3. Speaking of Christmas melancholy, who captures ambivalence and artistic depression better than Aimee Mann? Improbably, Mann has put out a holiday record this year, One More Drifter in the Snow . Afraid that an Aimee Mann record would be too melancholy for Christmas? Well, it is. But that’s the beauty of it. It’s a perfect antidote to all the aggressive artificial good cheer you have to wade through at the mall. Come home, put it on, and sip scotch until a boozy stupor begins to melt away the stress of the season. Plus, her rendition of “You’re a Mean One, Mr. Grinch” is funny and goofy, and counterbalances the delicate sadness of most of the rest of the record.

4. I’ve heard a lot about Sufjan Stevens, but had not checked him out ‘til a friend burned me Stevens’s five Christmas EPs . This is maybe my favorite discovery this holiday season. He does great understated versions of classic Christmas carols and songs, and offers original holiday tunes as well, and they’re all beautiful background music and reward close listening if you care to pay attention.

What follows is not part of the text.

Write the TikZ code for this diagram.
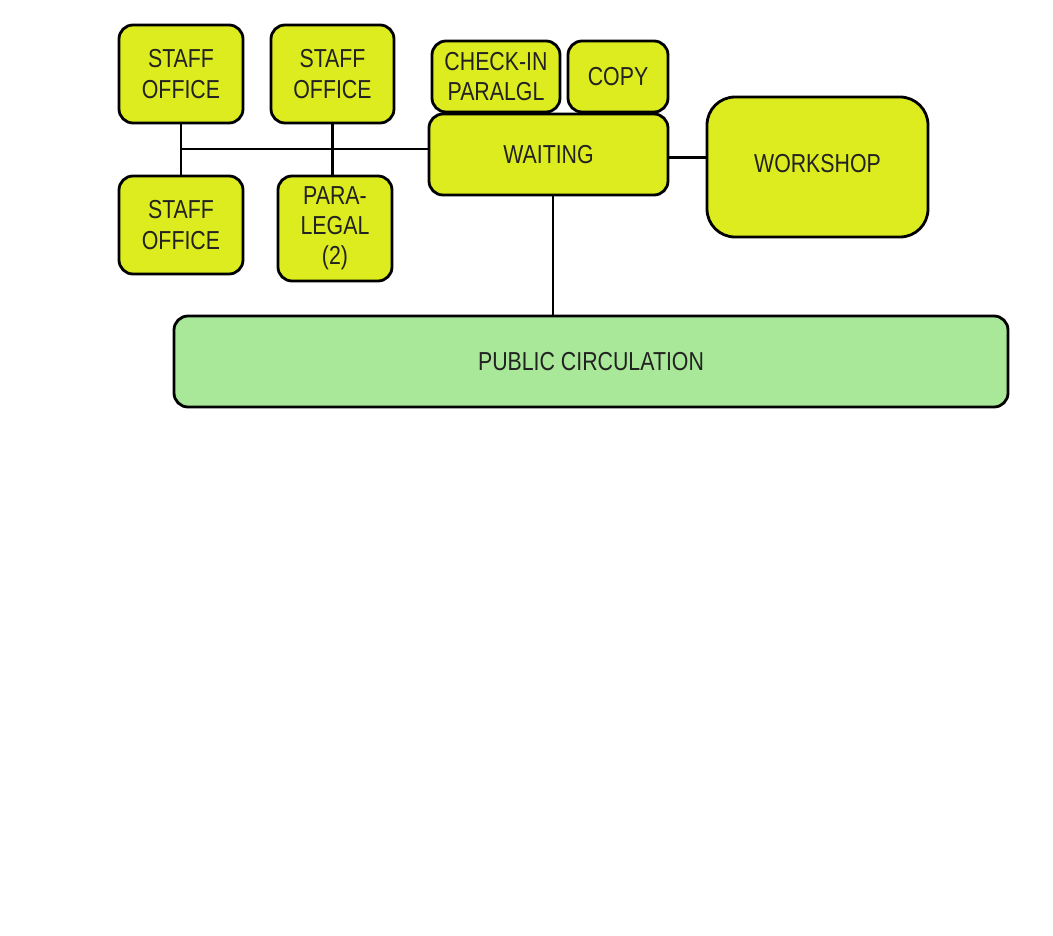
\documentclass[tikz,border=0pt]{standalone}
\usepackage{fontspec}
\setmainfont{Liberation Sans}[FakeStretch=0.82]
\usepackage{tikz}
\usetikzlibrary{positioning,calc}
\definecolor{roomyellow}{RGB}{221,236,30}
\definecolor{circgreen}{RGB}{168,232,152}
\definecolor{labelgray}{RGB}{34,34,34}

\begin{document}
\begin{tikzpicture}[
  every node/.style={font=\fontsize{18.5}{21.5}\selectfont, text=labelgray},
  room/.style={rectangle, draw=black, fill=roomyellow, line width=2pt,
               rounded corners=0.35cm, align=center, inner sep=2pt},
  bigroom/.style={room, rounded corners=0.7cm},
  circ/.style={room, fill=circgreen},
  link/.style={line width=1.7pt, black},
]
\useasboundingbox (0,0) rectangle (26.325,-23.375);

%% ── Staff side ─────────────────────────────────────────────────────────
\node[room, minimum width=3.1cm,   minimum height=2.45cm]  (so1)  at (4.525,-1.85)    {STAFF\\OFFICE};
\node[room, minimum width=3.075cm, minimum height=2.45cm]  (so2)  at (8.3125,-1.85)   {STAFF\\OFFICE};
\node[room, minimum width=3.1cm,   minimum height=2.45cm]  (so3)  at (4.525,-5.625)   {STAFF\\OFFICE};
\node[room, minimum width=2.85cm,  minimum height=2.625cm] (para) at (8.375,-5.7125)  {PARA-\\LEGAL\\(2)};

%% ── Front rooms ────────────────────────────────────────────────────────
\node[room, minimum width=3.2cm,   minimum height=1.775cm] (chk)  at (12.4,-1.9125)   {CHECK-IN\\PARALGL};
\node[room, minimum width=2.5cm,   minimum height=1.775cm] (copy) at (15.45,-1.9125)  {COPY};
\node[room, minimum width=5.975cm, minimum height=2.025cm] (wait) at (13.7125,-3.8625) {WAITING};
\node[bigroom, minimum width=5.525cm, minimum height=3.5cm, text depth=0.2cm] (work) at (20.4375,-4.175) {WORKSHOP};

%% ── Circulation ────────────────────────────────────────────────────────
\node[circ, minimum width=20.85cm, minimum height=2.275cm] (pub) at (14.775,-9.0375) {PUBLIC CIRCULATION};

%% ── Links ──────────────────────────────────────────────────────────────
\coordinate (bus) at (4.525,-3.725);
\draw[link] (so1.south) -- (so3.north);
\draw[link] (bus) -- (bus -| wait.west);
\draw[link] (so2.south) -- (so2.south |- para.north);
\draw[link] ([yshift=-2pt]wait.east) -- ([yshift=-2pt]wait.east -| work.west);
\draw[link] ([xshift=3pt]wait.south) -- ([xshift=3pt]wait.south |- pub.north);

\end{tikzpicture}
\end{document}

Please share any and all of your recommendations for listenable holiday music. And have a joyous Chrismukkah.

5 Comments:

Anonymous Anonymous said...

I bet you could keep the advent calendar semi-healthy for a few more years...it's all in the habit. :)

And I don't know about music, but I bought the boxed set of Charlie Brown specials: The Great Pumpkin, Thanksgiving, and Christmas! Best purchase ever. The boys adore Charlie Brown. And it makes me all weepy to see them loving MY shows. I had forgotten how melancholy the Peanuts gang was...

Anywho. I'm excited that you don't have to travel--as fun as it is to go "home" (or to hubby's home), it sure is nice to stay Home.

9:21 PM  
Blogger Elizabeth said...

This is always an issue for us, too - I'm totally with you about holiday music. Thanks for the recommendations, especially to Aimee Mann's new album. We personally like "James Brown's Funky Christmas", which includes choice tracks like "Santa Claus Go Straight to the Ghetto".

7:09 AM  
Blogger Mrs. T said...

I saw the title of your post and was so excited to recommend Sufian Stevens' Christmas cd, but you had already found it. I love it more each time I listen to it and want the world to know about it, but not all the world because I don't want it played to death.
Enjoy your time off over the break!
Merry Christmas!

9:59 AM  
Blogger Mrs. T said...

ps-
Have you heard Stevens' non-Christmas album "Illinoise"? Being from there, I think you would especially enjoy it.

10:00 AM  
Anonymous Anonymous said...

You are my kind of Christmas gal. I love the Vince Guaraldi album. It gets played ad nauseum as soon as the decorations are freed from their basement cage.